Exercise details:
Pictures stay out. Extract the lines below from the first one through the line with "y_ticks = [0, 40, 80, 120, 160, 200]", both included.

□ □ □ □ □

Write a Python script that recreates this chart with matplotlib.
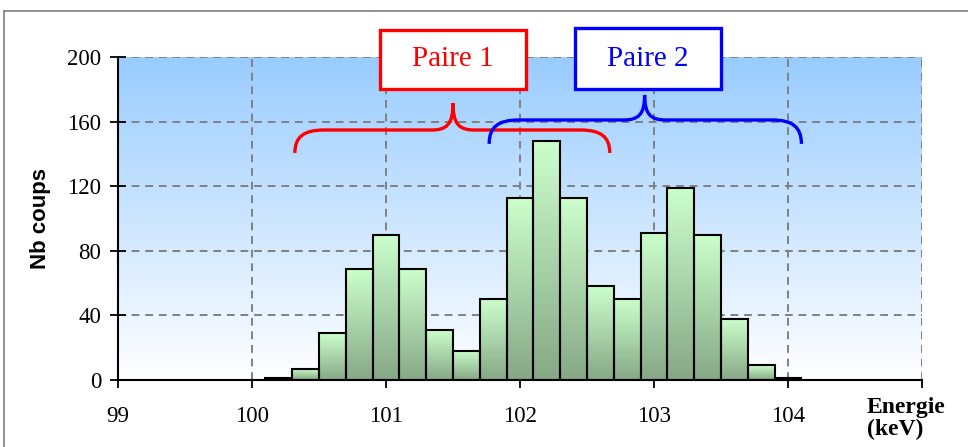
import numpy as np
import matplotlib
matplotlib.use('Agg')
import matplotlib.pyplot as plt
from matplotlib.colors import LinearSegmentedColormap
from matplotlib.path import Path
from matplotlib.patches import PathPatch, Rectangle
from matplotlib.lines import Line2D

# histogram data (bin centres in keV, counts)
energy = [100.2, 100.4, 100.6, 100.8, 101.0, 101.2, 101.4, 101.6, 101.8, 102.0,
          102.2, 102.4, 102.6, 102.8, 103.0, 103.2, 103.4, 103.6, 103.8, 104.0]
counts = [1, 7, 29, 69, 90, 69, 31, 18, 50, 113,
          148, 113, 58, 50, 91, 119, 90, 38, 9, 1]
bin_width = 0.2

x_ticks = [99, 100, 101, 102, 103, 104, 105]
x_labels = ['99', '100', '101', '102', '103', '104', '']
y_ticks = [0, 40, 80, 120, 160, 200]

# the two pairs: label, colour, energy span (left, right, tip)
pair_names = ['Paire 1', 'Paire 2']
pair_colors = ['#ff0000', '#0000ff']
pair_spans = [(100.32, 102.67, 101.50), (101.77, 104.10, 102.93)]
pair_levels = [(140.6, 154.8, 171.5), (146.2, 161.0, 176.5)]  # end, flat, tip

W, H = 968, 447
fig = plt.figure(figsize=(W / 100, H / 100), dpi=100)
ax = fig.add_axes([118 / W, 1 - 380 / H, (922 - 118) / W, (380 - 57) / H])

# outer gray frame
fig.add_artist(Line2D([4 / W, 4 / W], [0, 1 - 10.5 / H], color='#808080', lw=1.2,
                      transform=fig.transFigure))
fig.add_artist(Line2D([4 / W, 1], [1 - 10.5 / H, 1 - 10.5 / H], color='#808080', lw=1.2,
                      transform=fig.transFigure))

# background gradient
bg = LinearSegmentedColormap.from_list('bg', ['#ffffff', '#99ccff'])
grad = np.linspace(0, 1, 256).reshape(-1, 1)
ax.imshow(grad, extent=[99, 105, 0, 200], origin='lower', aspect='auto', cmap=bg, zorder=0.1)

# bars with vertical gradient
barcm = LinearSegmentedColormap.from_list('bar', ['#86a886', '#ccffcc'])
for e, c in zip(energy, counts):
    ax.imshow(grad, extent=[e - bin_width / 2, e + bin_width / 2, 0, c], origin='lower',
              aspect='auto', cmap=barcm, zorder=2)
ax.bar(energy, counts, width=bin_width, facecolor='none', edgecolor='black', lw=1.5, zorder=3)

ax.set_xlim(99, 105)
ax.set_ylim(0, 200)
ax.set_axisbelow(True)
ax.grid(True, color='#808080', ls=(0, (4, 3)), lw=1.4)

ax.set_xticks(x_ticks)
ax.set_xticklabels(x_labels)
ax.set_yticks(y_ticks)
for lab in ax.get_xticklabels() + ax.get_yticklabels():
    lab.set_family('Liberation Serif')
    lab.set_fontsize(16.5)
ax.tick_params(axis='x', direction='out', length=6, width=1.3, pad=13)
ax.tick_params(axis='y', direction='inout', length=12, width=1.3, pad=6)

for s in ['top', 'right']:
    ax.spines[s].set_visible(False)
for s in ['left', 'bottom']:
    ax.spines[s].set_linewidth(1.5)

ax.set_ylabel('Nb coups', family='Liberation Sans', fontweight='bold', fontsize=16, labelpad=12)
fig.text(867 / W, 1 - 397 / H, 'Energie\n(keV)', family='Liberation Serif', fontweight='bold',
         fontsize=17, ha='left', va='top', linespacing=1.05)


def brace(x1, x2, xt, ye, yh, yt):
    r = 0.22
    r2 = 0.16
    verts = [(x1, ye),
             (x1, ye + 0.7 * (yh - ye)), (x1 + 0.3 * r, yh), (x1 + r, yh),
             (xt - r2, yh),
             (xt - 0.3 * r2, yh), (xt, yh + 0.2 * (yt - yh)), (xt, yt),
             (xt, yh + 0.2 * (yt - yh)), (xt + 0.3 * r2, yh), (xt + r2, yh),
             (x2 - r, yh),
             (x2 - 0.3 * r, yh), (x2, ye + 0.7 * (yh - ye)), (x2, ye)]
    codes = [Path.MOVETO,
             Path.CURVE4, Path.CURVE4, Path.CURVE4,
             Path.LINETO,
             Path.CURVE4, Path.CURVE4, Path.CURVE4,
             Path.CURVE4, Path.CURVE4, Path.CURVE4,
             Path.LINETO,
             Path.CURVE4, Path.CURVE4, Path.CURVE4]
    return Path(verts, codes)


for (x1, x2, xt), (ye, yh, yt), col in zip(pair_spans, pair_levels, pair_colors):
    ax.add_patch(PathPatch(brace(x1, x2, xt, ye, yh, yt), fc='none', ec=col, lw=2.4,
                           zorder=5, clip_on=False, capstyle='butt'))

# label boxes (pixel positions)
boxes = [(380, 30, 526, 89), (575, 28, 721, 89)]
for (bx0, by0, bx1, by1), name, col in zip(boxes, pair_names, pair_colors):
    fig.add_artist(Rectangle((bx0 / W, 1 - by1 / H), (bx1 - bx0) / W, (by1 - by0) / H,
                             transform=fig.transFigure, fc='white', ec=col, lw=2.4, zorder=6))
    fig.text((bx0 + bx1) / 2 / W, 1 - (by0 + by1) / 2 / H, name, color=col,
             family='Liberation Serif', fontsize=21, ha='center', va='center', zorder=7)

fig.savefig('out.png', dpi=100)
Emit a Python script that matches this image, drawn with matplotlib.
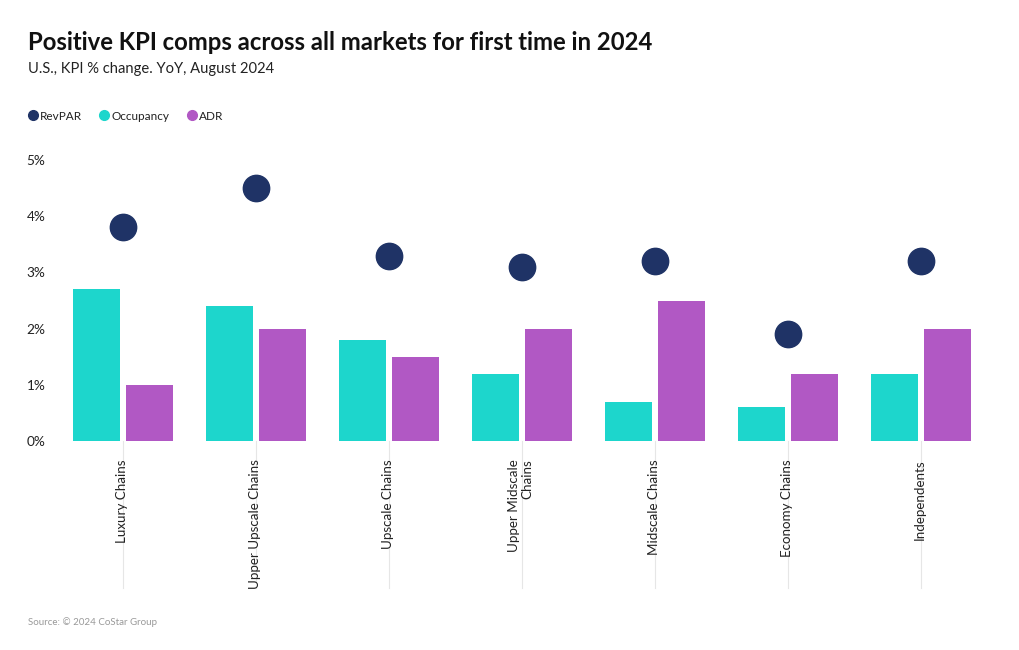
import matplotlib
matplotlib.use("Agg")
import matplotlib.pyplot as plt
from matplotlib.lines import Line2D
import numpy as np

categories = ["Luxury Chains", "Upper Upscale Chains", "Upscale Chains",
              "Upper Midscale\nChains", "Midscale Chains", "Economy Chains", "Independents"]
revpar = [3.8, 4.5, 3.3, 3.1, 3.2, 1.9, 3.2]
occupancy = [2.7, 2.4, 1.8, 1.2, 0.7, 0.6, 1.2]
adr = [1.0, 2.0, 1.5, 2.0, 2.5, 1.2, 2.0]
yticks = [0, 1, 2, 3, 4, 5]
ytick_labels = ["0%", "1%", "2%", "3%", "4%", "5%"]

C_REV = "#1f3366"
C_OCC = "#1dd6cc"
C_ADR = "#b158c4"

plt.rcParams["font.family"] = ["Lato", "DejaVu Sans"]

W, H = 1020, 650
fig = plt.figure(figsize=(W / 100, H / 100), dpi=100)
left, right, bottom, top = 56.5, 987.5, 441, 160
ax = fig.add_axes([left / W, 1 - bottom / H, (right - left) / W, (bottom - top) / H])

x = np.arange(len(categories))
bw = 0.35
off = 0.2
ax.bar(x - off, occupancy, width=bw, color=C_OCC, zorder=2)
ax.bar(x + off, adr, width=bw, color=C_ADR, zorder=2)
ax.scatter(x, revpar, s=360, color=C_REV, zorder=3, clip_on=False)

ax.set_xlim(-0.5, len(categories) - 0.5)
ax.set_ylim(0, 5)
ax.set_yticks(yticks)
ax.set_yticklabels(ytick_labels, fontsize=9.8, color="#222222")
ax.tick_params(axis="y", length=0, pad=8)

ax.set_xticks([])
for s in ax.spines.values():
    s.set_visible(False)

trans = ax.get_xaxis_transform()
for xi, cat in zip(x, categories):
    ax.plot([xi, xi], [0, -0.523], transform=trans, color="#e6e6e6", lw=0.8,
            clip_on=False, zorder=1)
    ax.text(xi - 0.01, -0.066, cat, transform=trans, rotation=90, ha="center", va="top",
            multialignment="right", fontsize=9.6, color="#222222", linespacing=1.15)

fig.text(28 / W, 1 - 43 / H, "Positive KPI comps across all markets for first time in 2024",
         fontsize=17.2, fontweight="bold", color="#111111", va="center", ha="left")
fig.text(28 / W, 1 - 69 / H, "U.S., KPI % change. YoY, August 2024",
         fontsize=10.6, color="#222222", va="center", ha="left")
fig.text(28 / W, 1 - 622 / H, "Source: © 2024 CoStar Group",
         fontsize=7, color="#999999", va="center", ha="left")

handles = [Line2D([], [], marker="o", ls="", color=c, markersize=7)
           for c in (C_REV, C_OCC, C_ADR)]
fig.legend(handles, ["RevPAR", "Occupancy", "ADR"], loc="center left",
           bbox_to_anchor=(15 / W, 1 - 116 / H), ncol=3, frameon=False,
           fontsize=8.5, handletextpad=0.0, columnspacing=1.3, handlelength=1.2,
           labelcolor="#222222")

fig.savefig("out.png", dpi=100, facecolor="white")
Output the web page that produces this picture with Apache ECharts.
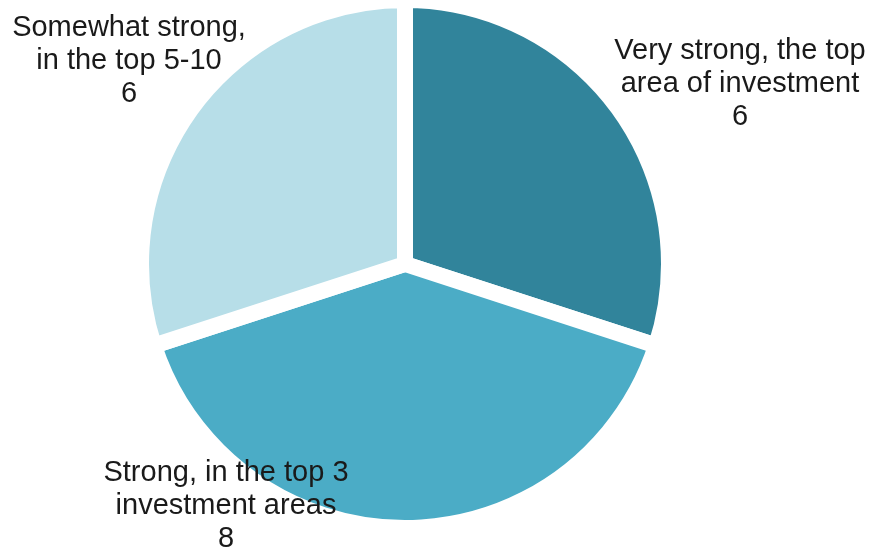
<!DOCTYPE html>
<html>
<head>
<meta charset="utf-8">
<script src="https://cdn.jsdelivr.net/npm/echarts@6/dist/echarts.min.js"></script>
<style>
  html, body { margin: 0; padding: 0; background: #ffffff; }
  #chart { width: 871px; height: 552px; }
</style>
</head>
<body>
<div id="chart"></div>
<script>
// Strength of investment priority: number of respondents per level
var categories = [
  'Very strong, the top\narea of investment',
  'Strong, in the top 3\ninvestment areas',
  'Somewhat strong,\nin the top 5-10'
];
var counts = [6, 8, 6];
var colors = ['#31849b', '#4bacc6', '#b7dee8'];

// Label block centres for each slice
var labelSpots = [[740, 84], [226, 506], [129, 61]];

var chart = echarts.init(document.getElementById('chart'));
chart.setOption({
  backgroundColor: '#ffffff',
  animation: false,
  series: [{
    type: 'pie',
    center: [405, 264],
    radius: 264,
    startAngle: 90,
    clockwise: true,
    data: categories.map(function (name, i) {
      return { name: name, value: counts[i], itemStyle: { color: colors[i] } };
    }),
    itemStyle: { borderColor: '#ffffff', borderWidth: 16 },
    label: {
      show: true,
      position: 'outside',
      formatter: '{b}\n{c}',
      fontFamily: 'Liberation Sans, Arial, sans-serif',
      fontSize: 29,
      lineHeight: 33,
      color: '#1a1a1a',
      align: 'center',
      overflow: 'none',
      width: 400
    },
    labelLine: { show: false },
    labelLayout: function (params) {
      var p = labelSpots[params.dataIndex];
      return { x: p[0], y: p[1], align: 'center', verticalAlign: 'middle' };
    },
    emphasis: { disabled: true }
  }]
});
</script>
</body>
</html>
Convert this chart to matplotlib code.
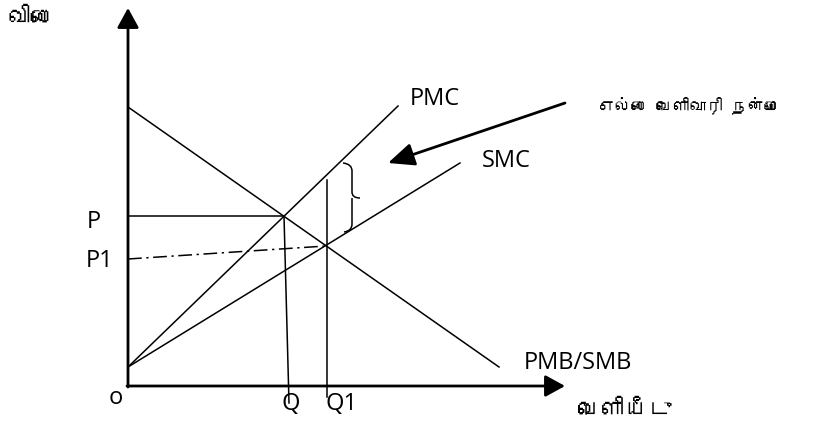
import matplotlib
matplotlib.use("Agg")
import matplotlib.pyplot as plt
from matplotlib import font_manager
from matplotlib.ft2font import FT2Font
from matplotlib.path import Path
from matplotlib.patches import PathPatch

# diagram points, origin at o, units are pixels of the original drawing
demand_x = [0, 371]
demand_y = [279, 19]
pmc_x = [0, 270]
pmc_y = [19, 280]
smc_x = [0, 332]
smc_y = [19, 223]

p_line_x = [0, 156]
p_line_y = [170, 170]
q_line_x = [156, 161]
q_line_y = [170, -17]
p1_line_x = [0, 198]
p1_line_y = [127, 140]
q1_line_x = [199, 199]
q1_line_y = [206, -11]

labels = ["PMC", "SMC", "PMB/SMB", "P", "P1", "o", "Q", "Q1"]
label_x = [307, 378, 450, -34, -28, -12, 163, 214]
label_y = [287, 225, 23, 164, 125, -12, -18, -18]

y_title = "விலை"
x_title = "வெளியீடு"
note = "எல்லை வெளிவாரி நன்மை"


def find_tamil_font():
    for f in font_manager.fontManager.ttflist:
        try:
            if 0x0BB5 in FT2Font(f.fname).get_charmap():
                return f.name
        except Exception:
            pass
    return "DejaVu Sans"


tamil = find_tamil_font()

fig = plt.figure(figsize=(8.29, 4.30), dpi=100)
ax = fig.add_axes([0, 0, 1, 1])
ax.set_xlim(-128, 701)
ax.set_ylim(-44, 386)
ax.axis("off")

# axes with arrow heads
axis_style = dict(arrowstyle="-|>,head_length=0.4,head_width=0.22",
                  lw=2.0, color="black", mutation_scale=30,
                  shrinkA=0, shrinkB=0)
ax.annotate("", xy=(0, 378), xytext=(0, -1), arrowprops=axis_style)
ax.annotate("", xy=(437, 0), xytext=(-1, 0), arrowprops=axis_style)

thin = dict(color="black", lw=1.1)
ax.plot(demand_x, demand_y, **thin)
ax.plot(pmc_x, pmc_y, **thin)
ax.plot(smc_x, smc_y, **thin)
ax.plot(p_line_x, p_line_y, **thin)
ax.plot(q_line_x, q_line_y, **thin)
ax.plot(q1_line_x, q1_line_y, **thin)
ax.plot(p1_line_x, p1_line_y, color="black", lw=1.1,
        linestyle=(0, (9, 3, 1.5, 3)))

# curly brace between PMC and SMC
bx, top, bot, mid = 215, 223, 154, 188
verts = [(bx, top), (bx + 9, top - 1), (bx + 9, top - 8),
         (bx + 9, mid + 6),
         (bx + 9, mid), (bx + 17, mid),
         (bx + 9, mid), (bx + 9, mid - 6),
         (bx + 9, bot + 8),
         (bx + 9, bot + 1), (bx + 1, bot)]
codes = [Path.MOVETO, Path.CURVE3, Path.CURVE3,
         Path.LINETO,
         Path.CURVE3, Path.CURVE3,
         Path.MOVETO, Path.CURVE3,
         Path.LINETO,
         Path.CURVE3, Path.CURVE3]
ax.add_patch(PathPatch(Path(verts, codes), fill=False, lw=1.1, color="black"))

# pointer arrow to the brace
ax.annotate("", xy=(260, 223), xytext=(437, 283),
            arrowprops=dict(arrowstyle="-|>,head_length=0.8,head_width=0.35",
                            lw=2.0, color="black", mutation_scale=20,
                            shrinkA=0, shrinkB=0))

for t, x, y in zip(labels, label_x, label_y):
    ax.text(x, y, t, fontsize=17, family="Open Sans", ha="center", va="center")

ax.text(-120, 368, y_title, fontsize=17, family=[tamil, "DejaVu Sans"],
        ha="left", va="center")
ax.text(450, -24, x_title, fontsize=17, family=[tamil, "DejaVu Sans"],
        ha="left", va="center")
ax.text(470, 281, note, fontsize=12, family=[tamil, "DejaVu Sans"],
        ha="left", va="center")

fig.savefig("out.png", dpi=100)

□ □ □ □ □

Full response:
Write a Python script that recreates this chart with matplotlib.
import numpy as np
import matplotlib
matplotlib.use('Agg')
import matplotlib.pyplot as plt
from matplotlib.colors import LinearSegmentedColormap
from matplotlib.path import Path
from matplotlib.patches import PathPatch, Rectangle
from matplotlib.lines import Line2D

# histogram data (bin centres in keV, counts)
energy = [100.2, 100.4, 100.6, 100.8, 101.0, 101.2, 101.4, 101.6, 101.8, 102.0,
          102.2, 102.4, 102.6, 102.8, 103.0, 103.2, 103.4, 103.6, 103.8, 104.0]
counts = [1, 7, 29, 69, 90, 69, 31, 18, 50, 113,
          148, 113, 58, 50, 91, 119, 90, 38, 9, 1]
bin_width = 0.2

x_ticks = [99, 100, 101, 102, 103, 104, 105]
x_labels = ['99', '100', '101', '102', '103', '104', '']
y_ticks = [0, 40, 80, 120, 160, 200]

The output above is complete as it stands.